The idea is to use the enable_if solution to provide a function that takes a generator function and an additional function that can then operate on the temporary value - be it prvalue, xvalue or lvalue. The library function could look like this:

template <typename F, typename G>
auto invoke_return(F&& f, G&& g)
    -> std::enable_if_t<
        std::is_reference_v<decltype(std::forward<F>(f)())>,
        decltype(std::forward<F>(f)())
    >
{
    decltype(auto) result{std::forward<F>(f)()};
    std::forward<G>(g)(decltype(result)(result));
    return decltype(result)(result);
}

template <typename F, typename G>
auto invoke_return(F&& f, G&& g)
    -> std::enable_if_t<
        !std::is_reference_v<decltype(std::forward<F>(f)())>,
        decltype(std::forward<F>(f)())
    >
{
    decltype(auto) result{std::forward<F>(f)()};
    std::forward<G>(g)(result);
    return result;
}

Q3: "Is there any good reason why clang++ does not perform NRVO for the prvalue case above? Should it be reported as a potential enhancement, or is g++'s NRVO optimization not legal here?"

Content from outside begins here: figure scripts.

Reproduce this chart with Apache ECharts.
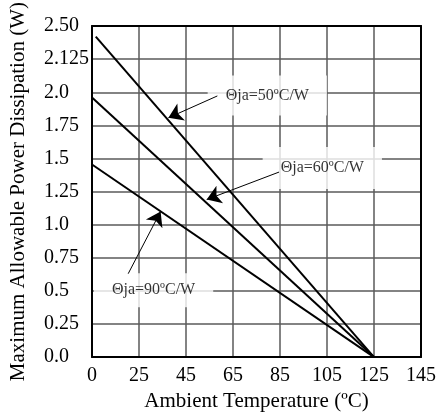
<!DOCTYPE html>
<html>
<head>
<meta charset="utf-8">
<script src="https://cdn.jsdelivr.net/npm/echarts@6/dist/echarts.min.js"></script>
<style>
html,body{margin:0;padding:0;background:#fff;}
#chart{width:439px;height:417px;}
</style>
</head>
<body>
<div id="chart"></div>
<script>
// Tick labels (axis is evenly spaced by tick index)
const xTickLabels = ['0','25','45','65','85','105','125','145'];
const yTickLabels = ['0.0','0.25','0.5','0.75','1.0','1.25','1.5','1.75','2.0','2.125','2.50'];

// Derating lines, in tick-index units [x index, y index]
const theta50 = [[0.08, 9.68], [6, 0]];
const theta60 = [[0, 7.84], [6, 0]];
const theta90 = [[0, 5.82], [6, 0]];

// Annotation label texts and their centres (tick-index units)
const labelTexts = ['Θja=50ºC/W', 'Θja=60ºC/W', 'Θja=90ºC/W'];
const labelPos = [[3.73, 7.905], [4.9, 5.71], [1.31, 2.02]];
const labelPad = [[11, 18], [12, 18], [8, 18]];

// Arrows: [from, to] in tick-index units
const arrows = [
  [[2.667, 7.89], [1.625, 7.23]],
  [[3.98, 5.59], [2.44, 4.76]],
  [[0.77, 2.52], [1.46, 4.40]]
];

const FONT = "'Liberation Serif','Times New Roman',serif";
const chart = echarts.init(document.getElementById('chart'));

const lineSeries = (name, data) => ({
  name, type: 'line', data, showSymbol: false, symbol: 'none',
  lineStyle: { color: '#000', width: 2 }, z: 5, silent: true
});

chart.setOption({
  animation: false,
  backgroundColor: '#fff',
  grid: { left: 90, right: 13, top: 24, bottom: 58, show: false },
  xAxis: [{
    type: 'value', min: 0, max: 7, interval: 1,
    name: 'Ambient Temperature (ºC)', nameLocation: 'middle', nameGap: 33,
    nameTextStyle: { fontFamily: FONT, fontSize: 21, color: '#000' },
    axisLine: { show: true, onZero: false, lineStyle: { color: '#000', width: 2 } },
    axisTick: { show: false },
    axisLabel: { margin: 9, fontFamily: FONT, fontSize: 20, color: '#000',
      formatter: v => xTickLabels[Math.round(v)] },
    splitLine: { show: true, lineStyle: { color: '#5a5a5a', width: 1.5 } }
  }, {
    type: 'value', min: 0, max: 7, position: 'top',
    axisLine: { show: true, onZero: false, lineStyle: { color: '#000', width: 2 } },
    axisTick: { show: false }, axisLabel: { show: false }, splitLine: { show: false }
  }],
  yAxis: [{
    type: 'value', min: 0, max: 10, interval: 1,
    name: 'Maximum Allowable Power Dissipation (W)', nameLocation: 'middle', nameGap: 63,
    nameTextStyle: { fontFamily: FONT, fontSize: 21, color: '#000' },
    axisLine: { show: true, onZero: false, lineStyle: { color: '#000', width: 2 } },
    axisTick: { show: false },
    axisLabel: { margin: 48, align: 'left', fontFamily: FONT, fontSize: 20, color: '#000',
      formatter: v => yTickLabels[Math.round(v)] },
    splitLine: { show: true, lineStyle: { color: '#5a5a5a', width: 1.5 } }
  }, {
    type: 'value', min: 0, max: 10, position: 'right',
    axisLine: { show: true, onZero: false, lineStyle: { color: '#000', width: 2 } },
    axisTick: { show: false }, axisLabel: { show: false }, splitLine: { show: false }
  }],
  series: [
    lineSeries('50', theta50),
    lineSeries('60', theta60),
    lineSeries('90', theta90),
    {
      type: 'scatter', silent: true, z: 3,
      symbol: 'circle', symbolSize: 1,
      itemStyle: { color: 'rgba(0,0,0,0)' },
      data: labelPos.map((p, i) => ({
        value: p,
        label: {
          show: true, position: 'inside', formatter: labelTexts[i],
          fontFamily: FONT, fontSize: 16, color: '#000', lineHeight: 18,
          backgroundColor: '#fff', padding: labelPad[i]
        }
      }))
    },
    {
      type: 'lines', coordinateSystem: 'cartesian2d', silent: true, z: 6,
      symbol: ['none', 'arrow'], symbolSize: [0, 14],
      lineStyle: { color: '#000', width: 1, opacity: 1, curveness: 0 },
      itemStyle: { color: '#000' },
      data: arrows.map(a => ({ coords: a }))
    }
  ]
});
</script>
</body>
</html>
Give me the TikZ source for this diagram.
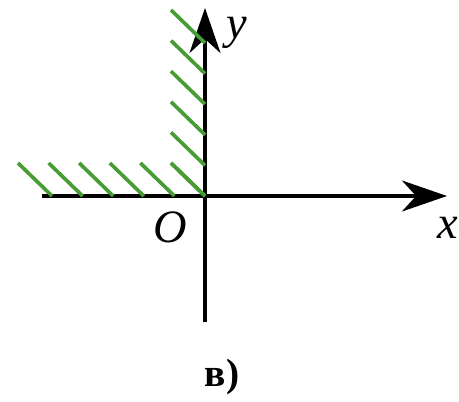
\documentclass[tikz,border=0pt]{standalone}
\usepackage{fontspec}
\setmainfont{Liberation Serif}
\usepackage{xcolor}
\usepackage{tikz}
\usetikzlibrary{arrows.meta,positioning}
\definecolor{hatchgreen}{RGB}{72,156,52}

\begin{document}
\begin{tikzpicture}[x=0.025cm, y=0.025cm,
  >={Stealth[length=32pt, width=22pt, inset=10pt]},
  axis/.style={line width=2.7pt},
  hatch/.style={line width=2.6pt, hatchgreen},
  lbl/.style={font=\fontsize{33}{33}\selectfont\itshape, inner sep=0pt},
  partlbl/.style={font=\fontsize{28}{28}\selectfont\bfseries, inner sep=0pt}]

  \useasboundingbox (-205,-205) rectangle (254,196);

  % Axes
  \coordinate (O) at (0,0);
  \coordinate (xL) at (-163,0);
  \coordinate (xR) at (242,0);
  \coordinate (yB) at (0,-126);
  \coordinate (yT) at (0,188);
  \draw[axis, ->] (xL) -- (xR);
  \draw[axis, ->] (yB) -- (yT);

  % Hatching
  \foreach \i in {0,...,5} {
    \draw[hatch] (-30.6*\i,0) -- ++(-34,33);
    \draw[hatch] (0,30.6*\i) -- ++(-34,33);
  }

  % Labels
  \node[lbl] (xlab) at (243,-32) {x};
  \node[lbl] (ylab) at (32,163) {y};
  \node[lbl] (olab) at (-35,-31) {O};
  \node[partlbl] (part) at (17,-181) {в)};
\end{tikzpicture}
\end{document}
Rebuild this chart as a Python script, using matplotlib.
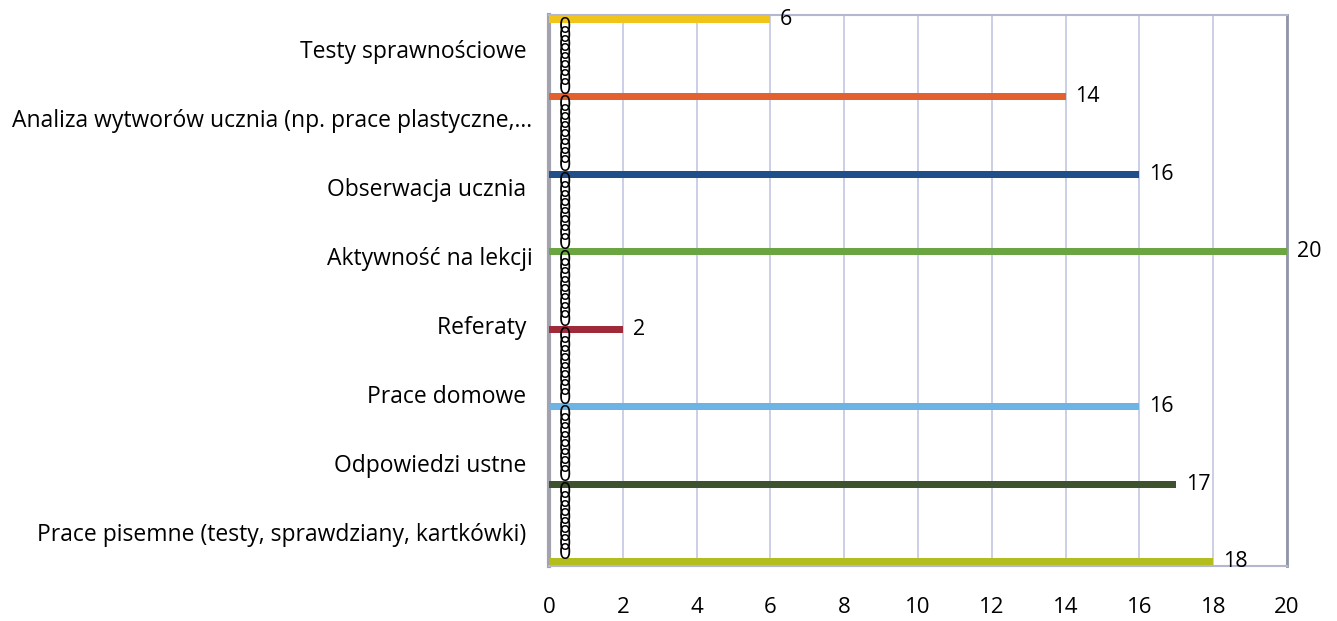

Checking my C++2a draft (N4835 §11.10.5/1.1 [class.copy.elision]), NRVO is stated really quite simply:

  • in a return statement [check] in a function [check] with a class return type [the function template instantiates into a function that returns s, so check], when the expression is the name of a non-volatile [check] automatic [check] object (other than a function parameter or a variable introduced by the exception-decleration of a * handler* (14.4) [check]) with the same type (ignoring cv-qualification) as the function return type [check], the copy/move operation can be omitted by constructing the automatic object directly into the function call's return object.

I am not aware of any other reason why this should be invalid.